Christian Barot : Bonjour, je suis militant ATD Quart Monde. Je vais repartir sur ce que disait Madame sur le temps. Le temps est très important. Moi j'ai participé à plusieurs co-formations, on a toujours été pris par le temps. Je vais reprendre un petit peu ce qui s'est passé ce matin avec le coup du sablier (pendant la table ronde). On a tant de temps pour parler et quand on a tant de temps pour parler, c'est très compliqué de dire ce qu'on envie de dire parce que des fois on a envie de dire beaucoup de choses et c'est très peu pour nous et on a tellement de choses à dire et à vous faire comprendre que le temps c'est de l'argent si je peux dire. Les co-formations sont toujours trop courtes il y a toujours trop de choses qui sont enlevées parce qu'on n'a pas le temps, on perd du temps dans des discussions, et du coup, au lieu de durer trois jours, ça devrait durer trois semaines. Je sais que c'est énorme, ça a un coût pour l'argent, pour pas mal de choses. Mais il y a un manque de temps en beaucoup de choses.

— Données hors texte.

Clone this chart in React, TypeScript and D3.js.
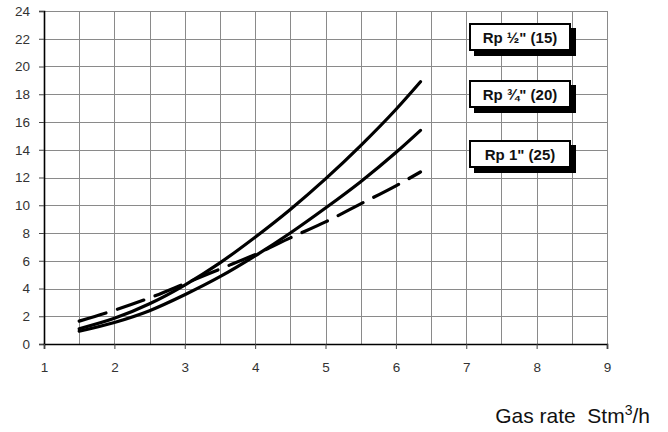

Marc Couillard : J'ai participé avec Jean-Maurice Verdier et Ides Nicaise à Quart Monde-Université. Je voudrais simplement montrer le document qu'on a écrit en final avec d'autres militants et des chercheurs universitaires (Le livre « Le croisement des savoirs ») et par rapport à ce que disait Mr Hugues Bazin, il y a tout un chapitre sur les biffins, les récupérateurs parce qu'on a été interviewer des personnes de chez nous, des personnes très pauvres qui faisaient de la récupération, avec aussi toute une analyse : ça voulait dire quoi ? Quand on fait de la récupération maintenant en Belgique, vous pouvez avoir une amende et c'est interdit de récupérer la ferraille. Donc on leur a volé leur métier, leur savoir-faire. Je conseille ce livre, j'en suis très fier, on en est très fiers.
Et par rapport au temps, je voulais quand même dire que Quart Monde - Université ça nous a pris deux ans. Deux ans de travail et sans compter le temps qu'il y a eu avant pour préparer. Mais pour nous, ça nous a pris deux ans et on travaillait trois jours par semaine, plus les jours de séminaire. On a vraiment pris le temps pour cette recherche et on a pris le temps aussi de permettre aux gens de s'exprimer parce que nous, pour dire ce qu'on veut dire, ça prend toujours du temps.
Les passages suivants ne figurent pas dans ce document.